Charts and diagrams as code
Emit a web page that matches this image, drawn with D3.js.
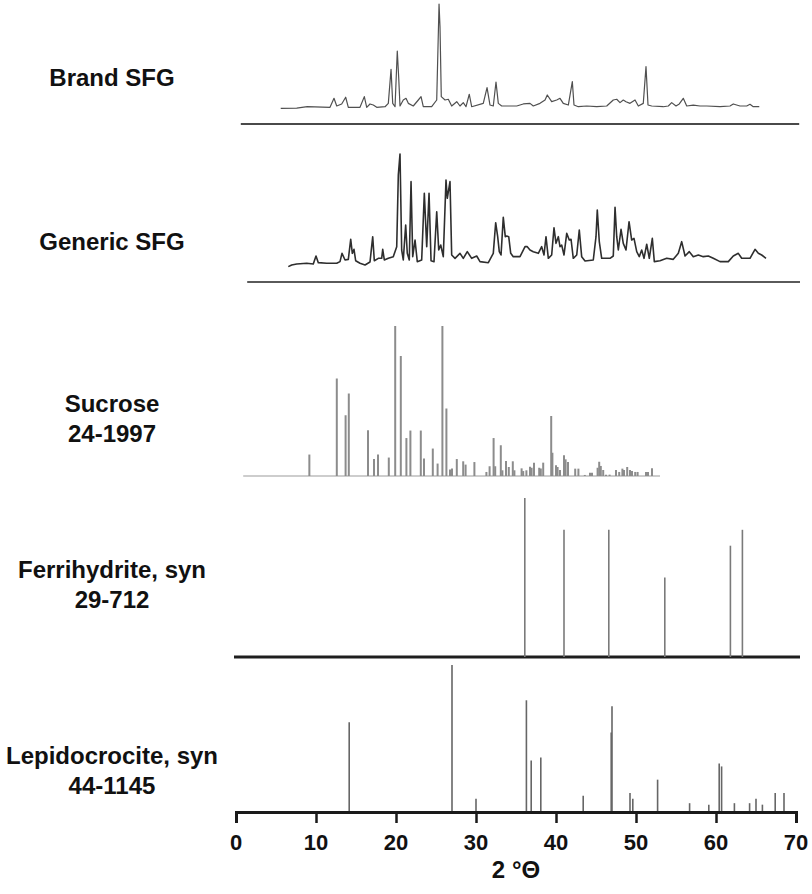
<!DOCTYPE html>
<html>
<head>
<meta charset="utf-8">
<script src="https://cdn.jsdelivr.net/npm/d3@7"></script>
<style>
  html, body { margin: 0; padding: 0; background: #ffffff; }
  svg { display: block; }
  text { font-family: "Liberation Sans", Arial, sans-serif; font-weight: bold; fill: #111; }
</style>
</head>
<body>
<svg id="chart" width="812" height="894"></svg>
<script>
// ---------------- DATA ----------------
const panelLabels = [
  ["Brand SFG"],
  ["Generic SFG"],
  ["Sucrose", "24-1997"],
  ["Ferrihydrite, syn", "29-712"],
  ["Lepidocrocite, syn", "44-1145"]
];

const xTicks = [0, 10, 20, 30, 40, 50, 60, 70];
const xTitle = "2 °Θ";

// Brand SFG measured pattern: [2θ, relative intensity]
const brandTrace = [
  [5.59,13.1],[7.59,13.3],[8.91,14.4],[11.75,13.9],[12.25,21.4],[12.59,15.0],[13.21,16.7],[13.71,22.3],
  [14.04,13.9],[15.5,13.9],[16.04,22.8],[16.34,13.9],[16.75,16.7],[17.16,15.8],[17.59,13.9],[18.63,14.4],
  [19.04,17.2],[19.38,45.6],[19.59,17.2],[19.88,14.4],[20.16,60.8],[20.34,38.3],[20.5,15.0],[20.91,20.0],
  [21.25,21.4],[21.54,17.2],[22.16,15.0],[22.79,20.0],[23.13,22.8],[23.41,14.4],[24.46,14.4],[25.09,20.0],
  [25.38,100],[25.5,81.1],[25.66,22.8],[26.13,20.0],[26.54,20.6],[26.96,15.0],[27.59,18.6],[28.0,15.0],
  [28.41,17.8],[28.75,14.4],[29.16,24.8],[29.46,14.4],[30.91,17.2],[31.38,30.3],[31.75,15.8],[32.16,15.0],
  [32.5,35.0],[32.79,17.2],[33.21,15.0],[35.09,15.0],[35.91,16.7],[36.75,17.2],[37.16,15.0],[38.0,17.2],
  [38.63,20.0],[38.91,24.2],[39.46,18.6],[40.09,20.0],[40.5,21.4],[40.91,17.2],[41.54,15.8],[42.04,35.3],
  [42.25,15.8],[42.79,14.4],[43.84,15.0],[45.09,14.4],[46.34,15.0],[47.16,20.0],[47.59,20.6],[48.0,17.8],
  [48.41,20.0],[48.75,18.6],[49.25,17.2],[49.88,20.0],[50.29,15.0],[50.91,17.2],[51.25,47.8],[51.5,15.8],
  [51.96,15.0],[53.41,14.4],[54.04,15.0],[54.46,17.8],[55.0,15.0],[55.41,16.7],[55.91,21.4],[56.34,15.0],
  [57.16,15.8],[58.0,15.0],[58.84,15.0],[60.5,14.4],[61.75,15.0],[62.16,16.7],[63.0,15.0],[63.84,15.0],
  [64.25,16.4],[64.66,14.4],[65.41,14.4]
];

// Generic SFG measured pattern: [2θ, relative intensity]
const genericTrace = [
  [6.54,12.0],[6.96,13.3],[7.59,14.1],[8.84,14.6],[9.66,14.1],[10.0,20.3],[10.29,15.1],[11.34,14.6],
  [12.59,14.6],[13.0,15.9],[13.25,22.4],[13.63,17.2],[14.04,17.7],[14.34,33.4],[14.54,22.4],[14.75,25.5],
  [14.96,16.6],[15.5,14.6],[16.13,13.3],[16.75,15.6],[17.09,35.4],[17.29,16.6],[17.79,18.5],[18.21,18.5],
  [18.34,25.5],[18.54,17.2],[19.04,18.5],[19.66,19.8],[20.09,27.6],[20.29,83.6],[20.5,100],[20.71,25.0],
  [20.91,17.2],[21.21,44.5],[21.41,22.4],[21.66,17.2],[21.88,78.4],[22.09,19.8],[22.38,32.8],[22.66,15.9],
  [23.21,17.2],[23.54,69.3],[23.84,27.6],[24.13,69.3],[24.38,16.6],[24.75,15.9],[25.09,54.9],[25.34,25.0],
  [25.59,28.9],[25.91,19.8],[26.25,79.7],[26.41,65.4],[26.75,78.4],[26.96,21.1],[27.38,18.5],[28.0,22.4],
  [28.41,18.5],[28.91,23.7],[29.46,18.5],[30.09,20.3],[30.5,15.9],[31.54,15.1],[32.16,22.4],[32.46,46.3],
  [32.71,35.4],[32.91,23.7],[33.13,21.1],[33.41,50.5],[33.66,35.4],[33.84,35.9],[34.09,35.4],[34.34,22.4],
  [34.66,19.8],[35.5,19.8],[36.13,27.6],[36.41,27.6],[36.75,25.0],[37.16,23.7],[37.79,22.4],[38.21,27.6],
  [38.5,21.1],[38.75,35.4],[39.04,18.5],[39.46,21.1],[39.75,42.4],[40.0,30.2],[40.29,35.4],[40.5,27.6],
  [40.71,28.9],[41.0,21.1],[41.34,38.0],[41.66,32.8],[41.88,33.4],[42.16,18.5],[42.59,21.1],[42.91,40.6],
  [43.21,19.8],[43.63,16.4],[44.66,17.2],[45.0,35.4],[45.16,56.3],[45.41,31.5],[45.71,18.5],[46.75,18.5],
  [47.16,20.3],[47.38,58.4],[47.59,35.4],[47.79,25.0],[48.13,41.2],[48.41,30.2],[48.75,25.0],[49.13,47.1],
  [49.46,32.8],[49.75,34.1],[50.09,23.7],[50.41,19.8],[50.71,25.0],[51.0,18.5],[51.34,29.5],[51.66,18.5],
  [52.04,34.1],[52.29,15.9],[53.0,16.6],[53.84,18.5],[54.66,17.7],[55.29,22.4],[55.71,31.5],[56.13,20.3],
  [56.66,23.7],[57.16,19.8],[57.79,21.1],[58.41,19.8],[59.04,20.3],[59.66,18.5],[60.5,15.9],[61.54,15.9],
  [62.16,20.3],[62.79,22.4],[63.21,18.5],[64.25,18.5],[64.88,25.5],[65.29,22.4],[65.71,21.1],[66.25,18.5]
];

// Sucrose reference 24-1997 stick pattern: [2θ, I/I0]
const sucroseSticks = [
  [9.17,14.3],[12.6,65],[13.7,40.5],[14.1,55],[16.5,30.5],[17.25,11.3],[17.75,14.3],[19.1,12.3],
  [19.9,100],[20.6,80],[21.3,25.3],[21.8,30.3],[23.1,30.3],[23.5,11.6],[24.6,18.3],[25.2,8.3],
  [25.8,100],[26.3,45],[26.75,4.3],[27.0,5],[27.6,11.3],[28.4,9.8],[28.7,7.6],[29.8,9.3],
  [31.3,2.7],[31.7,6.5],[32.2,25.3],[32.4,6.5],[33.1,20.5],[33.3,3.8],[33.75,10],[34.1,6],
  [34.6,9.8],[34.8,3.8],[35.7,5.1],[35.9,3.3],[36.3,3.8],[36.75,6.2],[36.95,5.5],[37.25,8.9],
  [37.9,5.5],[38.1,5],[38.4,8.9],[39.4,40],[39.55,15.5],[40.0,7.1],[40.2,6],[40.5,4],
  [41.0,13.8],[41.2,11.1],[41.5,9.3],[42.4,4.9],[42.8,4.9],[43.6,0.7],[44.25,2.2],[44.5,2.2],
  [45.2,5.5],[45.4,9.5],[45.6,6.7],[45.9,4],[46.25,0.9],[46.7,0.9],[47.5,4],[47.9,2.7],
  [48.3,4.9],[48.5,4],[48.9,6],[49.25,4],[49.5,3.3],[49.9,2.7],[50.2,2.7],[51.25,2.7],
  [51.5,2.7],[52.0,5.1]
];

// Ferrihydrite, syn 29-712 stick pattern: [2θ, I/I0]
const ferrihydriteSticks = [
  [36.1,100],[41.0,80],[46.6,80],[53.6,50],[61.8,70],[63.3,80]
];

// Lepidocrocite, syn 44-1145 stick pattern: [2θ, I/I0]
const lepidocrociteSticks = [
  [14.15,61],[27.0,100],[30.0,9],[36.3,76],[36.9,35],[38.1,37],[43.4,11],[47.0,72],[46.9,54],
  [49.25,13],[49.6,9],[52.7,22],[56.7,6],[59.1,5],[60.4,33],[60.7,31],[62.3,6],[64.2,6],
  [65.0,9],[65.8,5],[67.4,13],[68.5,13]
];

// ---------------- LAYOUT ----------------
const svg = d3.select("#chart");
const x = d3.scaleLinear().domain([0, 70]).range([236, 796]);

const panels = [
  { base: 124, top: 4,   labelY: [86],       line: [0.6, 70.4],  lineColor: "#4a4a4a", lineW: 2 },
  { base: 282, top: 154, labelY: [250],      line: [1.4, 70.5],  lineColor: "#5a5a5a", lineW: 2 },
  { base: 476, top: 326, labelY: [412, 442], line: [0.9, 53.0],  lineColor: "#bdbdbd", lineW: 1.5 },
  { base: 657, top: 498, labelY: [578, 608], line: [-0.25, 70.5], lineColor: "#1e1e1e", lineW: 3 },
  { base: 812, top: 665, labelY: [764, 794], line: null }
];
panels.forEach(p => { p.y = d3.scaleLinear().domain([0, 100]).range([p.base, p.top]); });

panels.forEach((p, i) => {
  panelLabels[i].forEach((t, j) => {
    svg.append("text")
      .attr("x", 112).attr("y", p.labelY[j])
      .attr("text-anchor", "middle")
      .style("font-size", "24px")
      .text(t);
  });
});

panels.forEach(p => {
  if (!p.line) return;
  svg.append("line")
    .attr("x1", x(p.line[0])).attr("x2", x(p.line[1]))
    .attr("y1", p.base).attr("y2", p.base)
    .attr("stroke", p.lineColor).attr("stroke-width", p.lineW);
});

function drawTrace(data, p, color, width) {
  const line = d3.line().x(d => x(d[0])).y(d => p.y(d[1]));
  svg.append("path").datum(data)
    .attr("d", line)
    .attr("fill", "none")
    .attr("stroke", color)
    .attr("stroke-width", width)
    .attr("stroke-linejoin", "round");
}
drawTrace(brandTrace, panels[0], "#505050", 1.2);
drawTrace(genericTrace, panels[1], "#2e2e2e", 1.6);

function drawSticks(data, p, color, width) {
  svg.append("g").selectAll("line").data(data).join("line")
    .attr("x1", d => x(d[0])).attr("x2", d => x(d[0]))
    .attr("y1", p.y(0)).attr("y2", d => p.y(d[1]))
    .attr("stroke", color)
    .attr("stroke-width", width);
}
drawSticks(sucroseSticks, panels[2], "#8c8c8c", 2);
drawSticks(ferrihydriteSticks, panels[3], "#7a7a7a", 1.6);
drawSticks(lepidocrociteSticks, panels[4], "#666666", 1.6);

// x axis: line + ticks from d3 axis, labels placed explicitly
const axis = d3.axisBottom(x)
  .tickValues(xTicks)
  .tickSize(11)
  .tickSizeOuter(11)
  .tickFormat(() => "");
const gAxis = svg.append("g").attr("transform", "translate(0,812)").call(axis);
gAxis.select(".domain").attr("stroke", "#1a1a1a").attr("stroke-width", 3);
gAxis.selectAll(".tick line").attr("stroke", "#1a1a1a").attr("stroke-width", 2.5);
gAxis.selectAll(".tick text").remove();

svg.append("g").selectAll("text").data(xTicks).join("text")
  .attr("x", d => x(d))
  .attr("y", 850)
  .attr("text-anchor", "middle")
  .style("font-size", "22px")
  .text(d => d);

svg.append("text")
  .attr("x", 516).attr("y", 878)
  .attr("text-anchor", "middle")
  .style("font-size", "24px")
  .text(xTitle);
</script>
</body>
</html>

--

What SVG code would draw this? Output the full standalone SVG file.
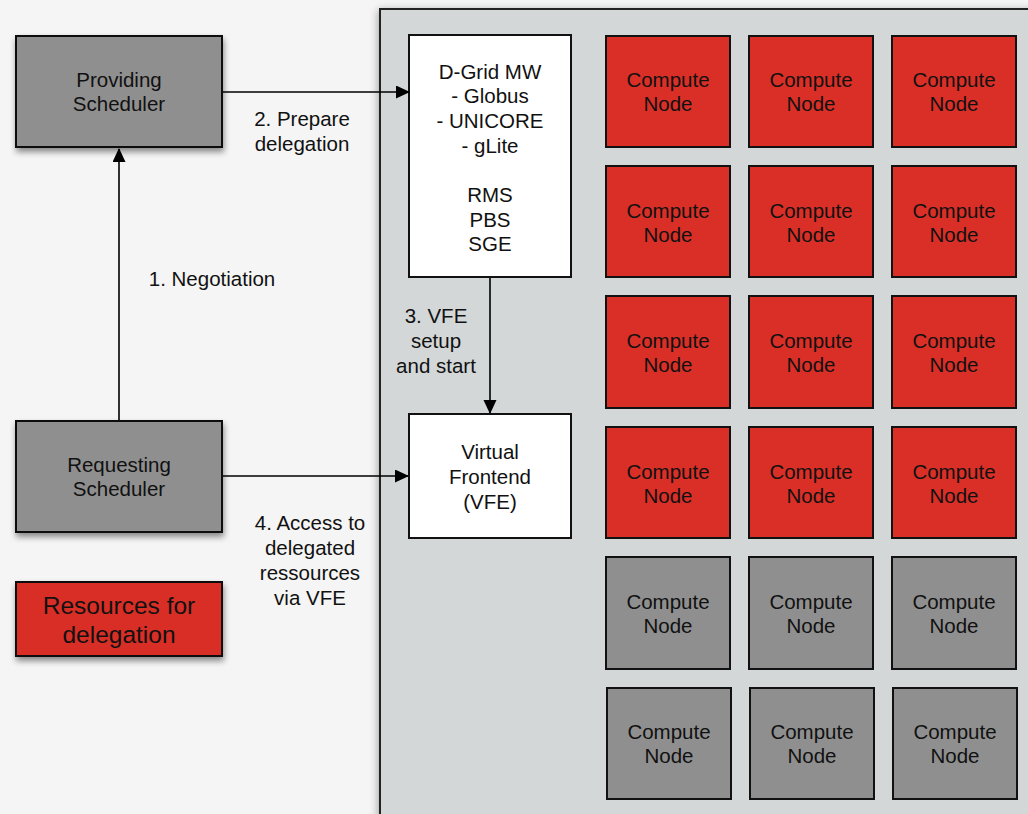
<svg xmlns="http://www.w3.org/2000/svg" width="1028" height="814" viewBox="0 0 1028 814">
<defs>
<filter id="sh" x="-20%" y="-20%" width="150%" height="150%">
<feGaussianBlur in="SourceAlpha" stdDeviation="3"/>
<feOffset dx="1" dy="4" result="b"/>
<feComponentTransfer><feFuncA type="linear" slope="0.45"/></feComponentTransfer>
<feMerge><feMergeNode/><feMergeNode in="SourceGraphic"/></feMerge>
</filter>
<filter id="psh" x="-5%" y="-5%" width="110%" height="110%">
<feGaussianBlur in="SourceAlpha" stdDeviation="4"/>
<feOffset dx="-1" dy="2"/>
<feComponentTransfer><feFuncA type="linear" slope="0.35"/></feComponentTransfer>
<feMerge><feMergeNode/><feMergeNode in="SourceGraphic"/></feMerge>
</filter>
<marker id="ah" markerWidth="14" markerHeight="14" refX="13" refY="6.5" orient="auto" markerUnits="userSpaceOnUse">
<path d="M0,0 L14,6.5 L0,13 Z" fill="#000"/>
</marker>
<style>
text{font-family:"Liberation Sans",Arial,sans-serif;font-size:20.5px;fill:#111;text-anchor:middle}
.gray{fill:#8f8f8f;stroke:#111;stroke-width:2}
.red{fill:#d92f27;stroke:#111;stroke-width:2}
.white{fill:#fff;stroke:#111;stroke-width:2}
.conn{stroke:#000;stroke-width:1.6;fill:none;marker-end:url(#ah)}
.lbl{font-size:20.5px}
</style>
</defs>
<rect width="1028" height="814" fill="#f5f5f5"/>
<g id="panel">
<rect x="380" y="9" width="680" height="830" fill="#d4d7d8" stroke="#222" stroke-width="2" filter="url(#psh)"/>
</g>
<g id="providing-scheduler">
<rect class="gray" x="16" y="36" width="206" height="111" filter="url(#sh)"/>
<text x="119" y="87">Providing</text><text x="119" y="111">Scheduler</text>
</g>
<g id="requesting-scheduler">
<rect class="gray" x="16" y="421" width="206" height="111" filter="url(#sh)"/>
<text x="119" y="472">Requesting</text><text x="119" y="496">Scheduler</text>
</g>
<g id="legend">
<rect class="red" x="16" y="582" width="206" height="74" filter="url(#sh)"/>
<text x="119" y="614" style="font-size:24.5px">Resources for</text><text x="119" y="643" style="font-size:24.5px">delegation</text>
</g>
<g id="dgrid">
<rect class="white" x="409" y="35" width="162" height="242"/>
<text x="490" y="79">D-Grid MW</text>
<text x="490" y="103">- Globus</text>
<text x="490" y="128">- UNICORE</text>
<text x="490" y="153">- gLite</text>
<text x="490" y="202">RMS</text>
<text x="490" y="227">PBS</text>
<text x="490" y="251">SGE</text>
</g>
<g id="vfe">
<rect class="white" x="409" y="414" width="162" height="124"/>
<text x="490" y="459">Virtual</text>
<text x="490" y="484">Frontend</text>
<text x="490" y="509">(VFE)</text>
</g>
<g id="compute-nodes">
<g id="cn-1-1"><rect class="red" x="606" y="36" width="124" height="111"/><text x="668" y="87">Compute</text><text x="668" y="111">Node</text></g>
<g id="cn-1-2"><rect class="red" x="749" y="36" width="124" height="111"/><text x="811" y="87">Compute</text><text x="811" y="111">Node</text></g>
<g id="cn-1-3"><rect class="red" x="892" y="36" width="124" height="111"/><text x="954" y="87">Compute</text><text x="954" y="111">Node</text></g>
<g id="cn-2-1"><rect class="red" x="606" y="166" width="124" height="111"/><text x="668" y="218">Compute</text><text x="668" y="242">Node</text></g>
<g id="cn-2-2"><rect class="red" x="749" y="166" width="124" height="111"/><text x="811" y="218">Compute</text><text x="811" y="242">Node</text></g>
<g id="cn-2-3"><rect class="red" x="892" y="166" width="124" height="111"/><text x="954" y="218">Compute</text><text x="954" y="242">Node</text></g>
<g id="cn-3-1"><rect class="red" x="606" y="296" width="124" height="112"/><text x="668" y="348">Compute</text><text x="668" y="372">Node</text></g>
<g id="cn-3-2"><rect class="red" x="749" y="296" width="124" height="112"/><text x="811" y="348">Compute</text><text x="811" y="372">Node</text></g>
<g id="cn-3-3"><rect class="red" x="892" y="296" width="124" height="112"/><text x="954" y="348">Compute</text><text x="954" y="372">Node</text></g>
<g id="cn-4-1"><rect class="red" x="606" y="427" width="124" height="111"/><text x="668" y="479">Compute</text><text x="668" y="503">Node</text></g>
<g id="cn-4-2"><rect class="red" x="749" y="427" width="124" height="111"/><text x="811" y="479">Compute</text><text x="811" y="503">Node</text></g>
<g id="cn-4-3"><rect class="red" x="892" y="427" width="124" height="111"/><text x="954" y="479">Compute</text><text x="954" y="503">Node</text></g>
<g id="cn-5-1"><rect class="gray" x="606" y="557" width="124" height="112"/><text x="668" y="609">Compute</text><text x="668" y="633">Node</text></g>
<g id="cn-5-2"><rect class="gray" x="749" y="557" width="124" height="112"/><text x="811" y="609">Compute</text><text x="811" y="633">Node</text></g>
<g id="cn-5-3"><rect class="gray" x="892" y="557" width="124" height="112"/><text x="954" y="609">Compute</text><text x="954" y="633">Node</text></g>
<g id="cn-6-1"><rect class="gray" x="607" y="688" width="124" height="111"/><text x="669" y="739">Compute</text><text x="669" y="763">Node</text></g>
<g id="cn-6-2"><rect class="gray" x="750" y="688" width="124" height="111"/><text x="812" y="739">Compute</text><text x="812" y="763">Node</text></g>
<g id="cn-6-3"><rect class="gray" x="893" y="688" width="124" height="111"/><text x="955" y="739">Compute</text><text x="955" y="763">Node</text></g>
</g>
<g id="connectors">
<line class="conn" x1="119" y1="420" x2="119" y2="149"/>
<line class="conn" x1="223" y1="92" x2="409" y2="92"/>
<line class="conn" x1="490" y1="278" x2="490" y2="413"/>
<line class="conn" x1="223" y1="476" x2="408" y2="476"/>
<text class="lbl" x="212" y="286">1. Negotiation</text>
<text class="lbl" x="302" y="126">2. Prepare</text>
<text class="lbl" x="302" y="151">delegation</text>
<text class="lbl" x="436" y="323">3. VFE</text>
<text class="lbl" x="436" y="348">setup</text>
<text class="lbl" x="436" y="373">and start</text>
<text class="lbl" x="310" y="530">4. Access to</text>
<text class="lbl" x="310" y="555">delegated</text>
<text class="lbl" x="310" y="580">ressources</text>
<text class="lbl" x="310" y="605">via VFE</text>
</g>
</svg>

> [Written task]: Gather up the lines that contain the word "this".

> [Result below]:
Emit a web page that matches this image, drawn with D3.js.
What SVG code would draw this? Output the full standalone SVG file.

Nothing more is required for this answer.